Jacqueline Piatigorsky: Patron, Player, Pioneer
Through her sponsorship of the legendary Piatigorsky Cup tournaments, creation of the Piatigorsky Foundation, and her representation of the United States in the first Women’s Chess Olympiad, Jacqueline Piatigorsky had a profound influence on twentieth-century American chess. Born to the Rothschild family, Jacqueline developed an early passion for chess, learning the game from a nurse while recovering from a childhood illness. Jacqueline and her husband, world-renowned cellist Gregor Piatigorsky, immigrated to the United States at the outset of World War ll, ultimately settling in Los Angeles with their young family. Largely self-taught, Jacqueline developed her chess skills in correspondence tournaments. She later met International Master Herman Steiner, who urged her to compete over-the-board. With this encouragement, she quickly rose to the top of the field of American women’s chess. Jacqueline competed in many U.S. Women’s Chess Championships and won a bronze medal on second board in the first Women’s Chess Olympiad, held in Emmen, the Netherlands.

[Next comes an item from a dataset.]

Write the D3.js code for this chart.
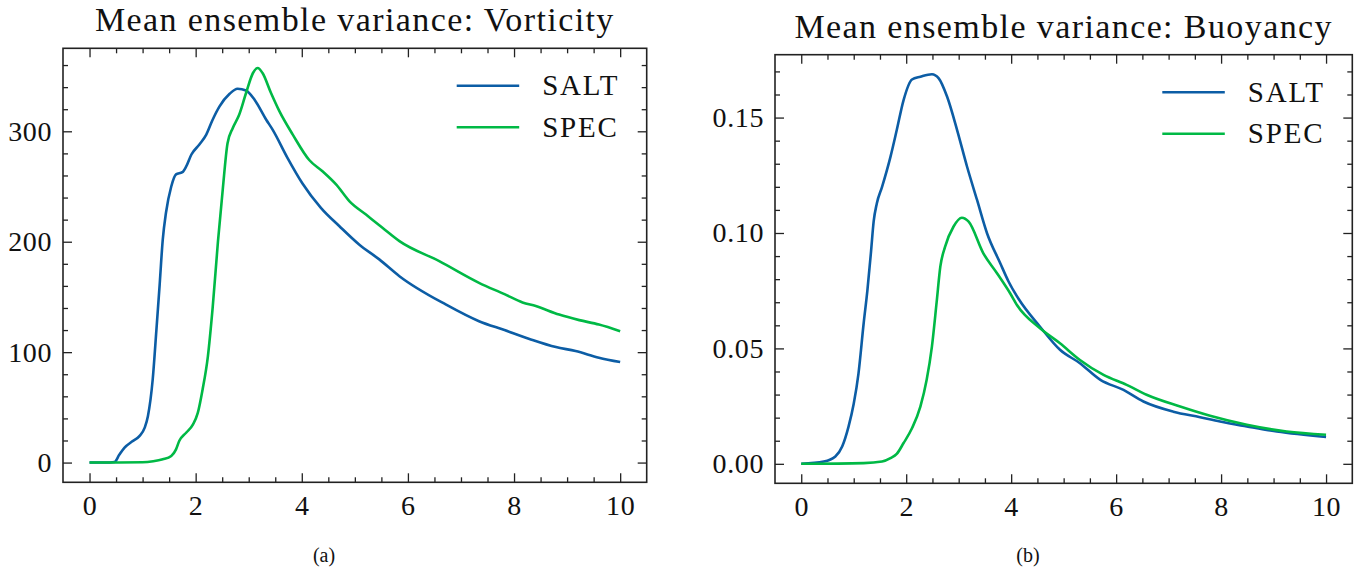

Jacqueline’s love of the game also led her to become one of the most important chess benefactors of the twentieth century. After Steiner’s death in 1955, Jacqueline led the management of his chess club, which became a hub for chess on the West Coast, hosting her first organizational effort, the 1957 U.S. Women’s Chess Championship, as well as the famed 1961 match between American grandmasters Bobby Fischer and Samuel Reshevsky, which she co-sponsored. Jacqueline formalized these activities by founding the Piatigorsky Foundation, a visionary institution dedicated to promoting the game in the United States, in 1961. The group sponsored chess efforts both on the local and elite levels, organizing student chess clubs, which were innovations at that time, as well as some of the strongest chess competitions ever held on American soil, the Piatigorsky Cup tournaments. Jacqueline Piatigorsky: Patron, Player, Pioneer presents the story of one of the most important figures in American chess through artifacts donated and lent to the World Chess Hall of Fame by the Piatigorsky family.